Kim Horvath has been making spicy jams and mustards for years. However, she recently looked to begin selling her products to the public. Taking a home creation to the general public is no small feat and involves coordination between production facilities and government officials. Kim wanted to start small, focusing on selling her products at local farmers’ markets before taking them to store shelves and online.
The Horvath’s are a family friend of Dylan’s. Kim and Dylan connected as she needed labels made for her jars. These labels would need to represent her Southern Heat brand, which already had a logo, and contain all of the nutrition and legal information required by the FDA. For this project, we needed to design four labels for all of Southern Heat’s products.
We spent a lot of time strategizing for this project. The jars Southern Heat uses for its products have limited surface area, so we needed to devise a layout that showcased the brand and abided by the FDA’s requirements. The FDA mandates that manufacturers include an abundance of information on food labels. Moreover, the FDA specifies the font sizing proportions that companies must follow. In essence, we had very stringent requirements that we needed to conform to.

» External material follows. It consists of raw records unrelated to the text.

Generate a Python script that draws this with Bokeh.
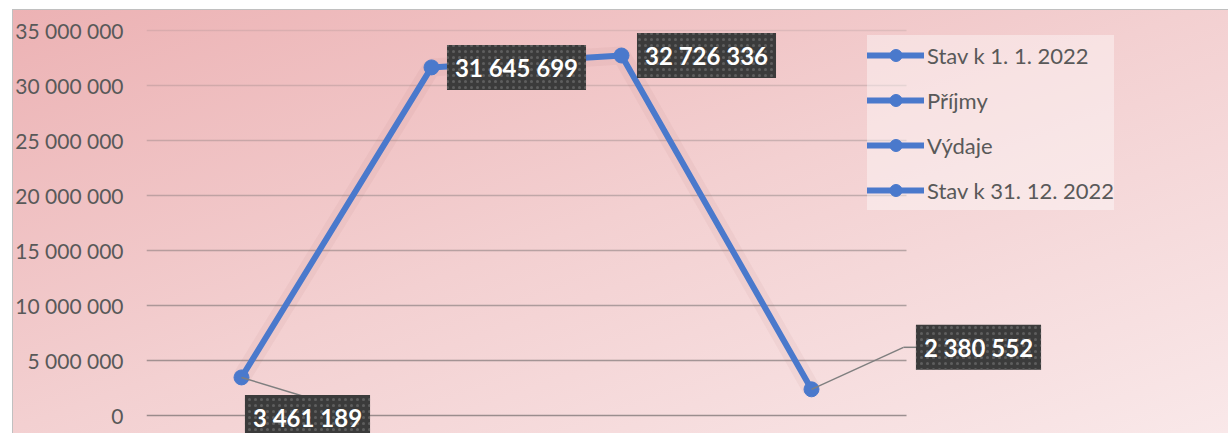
from bokeh.plotting import figure
from bokeh.models import Range1d, FixedTicker, Label, Legend, LegendItem
from bokeh.embed import file_html
from bokeh.resources import INLINE

# ---- data ----
categories = ["Stav k 1. 1. 2022", "Příjmy", "Výdaje", "Stav k 31. 12. 2022"]
values = [3461189, 31645699, 32726336, 2380552]
y_ticks = [0, 5000000, 10000000, 15000000, 20000000, 25000000, 30000000, 35000000]
y_tick_labels = ["0", "5 000 000", "10 000 000", "15 000 000", "20 000 000",
                 "25 000 000", "30 000 000", "35 000 000"]
value_labels = [f"{v:,}".replace(",", " ") for v in values]

# label placement offsets (screen px)
label_dx = [66, 85, 85, 167]
label_dy = [-40, 0, 0, 42]

W, H = 1228, 433
MB_L, MB_R, MB_T, MB_B = 146, 0, 10, 0
PX_PER_CAT = 190
frame_w = W - MB_L - MB_R
frame_h = H - MB_T - MB_B
x0 = -0.5
x1 = x0 + frame_w / PX_PER_CAT
y0, y1 = -18 / 11 * 1e6, 405 / 11 * 1e6

xs = list(range(len(categories)))

p = figure(width=W, height=H, output_backend="svg", toolbar_location=None,
           x_range=Range1d(x0, x1), y_range=Range1d(y0, y1),
           x_axis_type=None,
           min_border_left=MB_L, min_border_right=MB_R,
           min_border_top=MB_T, min_border_bottom=MB_B,
           border_fill_color=None, background_fill_color=None,
           outline_line_color=None,
           styles={"background": "linear-gradient(to bottom right, #ecb1b3, #f3d0d1 50%, #f9e8e9)",
                   "box-shadow": "inset 12px 9px 0 0 #ffffff, inset 13px 10px 0 0 #c0c0c0"})

px_x = (x1 - x0) / frame_w
px_y = (y1 - y0) / frame_h

# y axis
ax = p.yaxis[0]
ax.ticker = FixedTicker(ticks=y_ticks)
ax.major_label_overrides = {t: l for t, l in zip(y_ticks, y_tick_labels)}
ax.axis_line_color = None
ax.major_tick_line_color = None
ax.minor_tick_line_color = None
ax.major_label_standoff = 17
ax.major_label_text_font = "Lato"
ax.major_label_text_font_size = "21px"
ax.major_label_text_color = "#595959"

# horizontal gridlines limited to the category area
p.ygrid.visible = False
n = len(y_ticks)
grid_alpha = [0.68 - (0.68 - 0.15) * i / (n - 1) for i in range(n)]
p.segment(x0=[-0.5] * n, x1=[len(categories) - 0.5] * n, y0=y_ticks, y1=y_ticks,
          line_color="#6e6969", line_alpha=grid_alpha, line_width=1.3)

# line glow
p.line(xs, values, line_width=18, line_color="#9e5a5a", line_alpha=0.06)
line_r = p.line(xs, values, line_width=6, line_color="#4a79cc", line_cap="round")
scat_r = p.scatter(xs, values, size=15, fill_color="#4a79cc", line_color="#4a79cc")

# leader lines for labels below / right
lead_x0 = [xs[0], xs[3], xs[3] + 92 * px_x]
lead_y0 = [values[0], values[3], values[3] + 42 * px_y]
lead_x1 = [xs[0] + 66 * px_x, xs[3] + 92 * px_x, xs[3] + 105 * px_x]
lead_y1 = [values[0] - 20 * px_y, values[3] + 42 * px_y, values[3] + 42 * px_y]
p.segment(lead_x0, lead_y0, lead_x1, lead_y1, line_color="#7f7f7f", line_width=1.5)

# data labels
for i in range(len(values)):
    shadow = Label(x=xs[i], y=values[i], x_offset=label_dx[i] + 4, y_offset=label_dy[i] - 4,
                   text=value_labels[i], text_font="Lato", text_font_size="24px",
                   text_font_style="bold", text_alpha=0.0,
                   text_align="center", text_baseline="middle",
                   background_fill_color="#000000", background_fill_alpha=0.22,
                   padding=8)
    p.add_layout(shadow)
    lab = Label(x=xs[i], y=values[i], x_offset=label_dx[i], y_offset=label_dy[i],
                text=value_labels[i], text_font="Lato", text_font_size="24px",
                text_font_style="bold", text_color="white",
                text_align="center", text_baseline="middle",
                background_fill_color="#3b3b3b", background_fill_alpha=1.0,
                background_hatch_pattern=".", background_hatch_color="#5e5e5e",
                background_hatch_scale=6, background_hatch_weight=1.2,
                padding=8)
    p.add_layout(lab)

legend = Legend(items=[LegendItem(label=c, renderers=[line_r, scat_r]) for c in categories],
                location=(721, 223),
                background_fill_color="#ffffff", background_fill_alpha=0.4,
                border_line_color=None,
                label_text_font="Lato", label_text_font_size="22px",
                label_text_color="#595959",
                glyph_width=57, glyph_height=30, label_height=40,
                label_standoff=3, spacing=5, padding=8, margin=0)
p.add_layout(legend)

open("out.html", "w").write(file_html(p, INLINE))
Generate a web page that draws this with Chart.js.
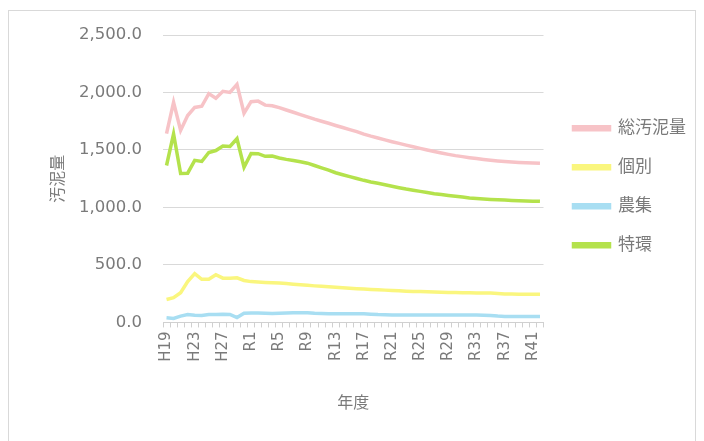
<!DOCTYPE html>
<html>
<head>
<meta charset="utf-8">
<script src="https://cdn.jsdelivr.net/npm/chart.js@4.4.1/dist/chart.umd.min.js"></script>
<style>
  html, body { margin: 0; padding: 0; background: #fff; }
  #wrap { position: relative; width: 704px; height: 441px; }
  #frame { position: absolute; left: 8px; top: 10px; width: 688px; height: 440px; border: 1px solid #d9d9d9; box-sizing: border-box; pointer-events: none; }
  canvas { position: absolute; left: 0; top: 0; }
</style>
</head>
<body>
<div id="wrap">
  <canvas id="sludgeChart" width="704" height="441"></canvas>
  <div id="frame"></div>
</div>
<script>
// 年度ラベル H19〜H30, R1〜R42
const years = [];
for (let y = 19; y <= 30; y++) years.push('H' + y);
for (let y = 1; y <= 42; y++) years.push('R' + y);

// 値はグラフから読み取り
const total = [1643, 1915, 1670, 1800, 1870, 1880, 1990, 1950, 2010, 2000,
  2070, 1820, 1920, 1925, 1890, 1885, 1868, 1848, 1828, 1808,
  1788, 1768, 1750, 1732, 1713, 1695, 1677, 1660, 1638, 1620,
  1604, 1588, 1572, 1557, 1542, 1528, 1514, 1500, 1487, 1474,
  1462, 1451, 1442, 1433, 1425, 1418, 1411, 1405, 1400, 1395,
  1391, 1388, 1386, 1384];
const kobetsu = [200, 215, 258, 355, 425, 375, 375, 415, 385, 385,
  388, 365, 355, 352, 348, 345, 342, 338, 333, 328,
  323, 318, 314, 310, 306, 302, 298, 294, 290, 287,
  284, 281, 278, 275, 272, 270, 268, 266, 264, 262,
  261, 260, 259, 258, 257, 256, 255, 252, 248, 247,
  246, 246, 245, 245];
const noshu = [40, 35, 55, 68, 62, 60, 68, 70, 72, 70,
  42, 80, 82, 82, 80, 78, 80, 82, 84, 85,
  85, 80, 78, 76, 76, 76, 76, 75, 75, 72,
  68, 66, 65, 65, 65, 65, 65, 65, 65, 65,
  65, 65, 65, 64, 64, 63, 60, 55, 52, 52,
  52, 52, 52, 52];
const tokkan = [1365, 1640, 1295, 1298, 1410, 1400, 1478, 1495, 1535, 1530,
  1598, 1350, 1470, 1468, 1445, 1447, 1430, 1418, 1408, 1398,
  1385, 1365, 1345, 1325, 1302, 1285, 1268, 1252, 1236, 1222,
  1210, 1197, 1184, 1172, 1160, 1150, 1140, 1130, 1120, 1112,
  1104, 1097, 1090, 1083, 1078, 1074, 1070, 1067, 1064, 1061,
  1059, 1057, 1055, 1053];

const fontFamily = '"DejaVu Sans", "Noto Sans CJK JP", sans-serif';
const textColor = '#7a7a7a';

function line(label, data, color) {
  return {
    label: label,
    data: data,
    borderColor: color,
    backgroundColor: color,
    borderWidth: 3.5,
    pointRadius: 0,
    tension: 0,
    fill: false
  };
}

// 凡例を少し右へずらす
const legendShift = {
  id: 'legendShift',
  afterLayout(chart) {
    if (chart.legend) {
      chart.legend.left += 8;
      chart.legend.right += 8;
    }
  }
};

const ctx = document.getElementById('sludgeChart').getContext('2d');
const chart = new Chart(ctx, {
  type: 'line',
  data: {
    labels: years,
    datasets: [
      line('総汚泥量', total, '#f7c3c7'),
      line('個別', kobetsu, '#faf67e'),
      line('農集', noshu, '#a8def2'),
      line('特環', tokkan, '#b4e24c')
    ]
  },
  plugins: [legendShift],
  options: {
    responsive: false,
    animation: false,
    layout: { padding: { left: 49, right: 16, top: 35, bottom: 28 } },
    plugins: {
      tooltip: { enabled: false },
      legend: {
        position: 'right',
        fullSize: false,
        title: { display: true, text: ' ', font: { size: 10 }, padding: { top: 0, bottom: 4 } },
        labels: {
          boxWidth: 36,
          boxHeight: 3,
          padding: 22,
          color: textColor,
          font: { family: fontFamily, size: 17 }
        }
      }
    },
    scales: {
      x: {
        offset: true,
        grid: { offset: true, drawOnChartArea: false, drawTicks: true, tickLength: 5, color: '#d0d0d0' },
        border: { color: '#d0d0d0' },
        ticks: {
          autoSkip: false,
          maxRotation: 90,
          minRotation: 90,
          padding: 4,
          color: textColor,
          font: { family: fontFamily, size: 15 },
          callback: function (v, i) { return i % 4 === 0 ? years[i] : ''; }
        },
        title: {
          display: true,
          text: '年度',
          color: textColor,
          padding: { top: 28, bottom: 0 },
          font: { family: fontFamily, size: 16 }
        }
      },
      y: {
        min: 0,
        max: 2500,
        afterFit: function (s) { s.width = 114; },
        grid: { color: '#d9d9d9', drawTicks: true, tickLength: 16, tickColor: 'rgba(0,0,0,0)' },
        border: { display: false },
        ticks: {
          stepSize: 500,
          padding: 5,
          color: textColor,
          font: { family: fontFamily, size: 16.5 },
          callback: function (v) {
            return v.toLocaleString('en-US', { minimumFractionDigits: 1, maximumFractionDigits: 1 });
          }
        },
        title: {
          display: true,
          text: '汚泥量',
          color: textColor,
          padding: { top: 0, bottom: 13 },
          font: { family: fontFamily, size: 16 }
        }
      }
    }
  }
});
</script>
</body>
</html>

We simplistically designed the jar labels. The product name, weight, and nutrition information comprise the majority of the space. For the remaining space, we wanted to fill it in a meaningful manner. Dylan opted to add a fun fact to each label relating to the products’ primary ingredients. The copy and applicable icon took up the remaining space. Dylan created a subtle gradient matching the color of each of Kim’s projects to add more color. The gradient adds dimension to the labels and creates movement that is noticeable even at a passing glance.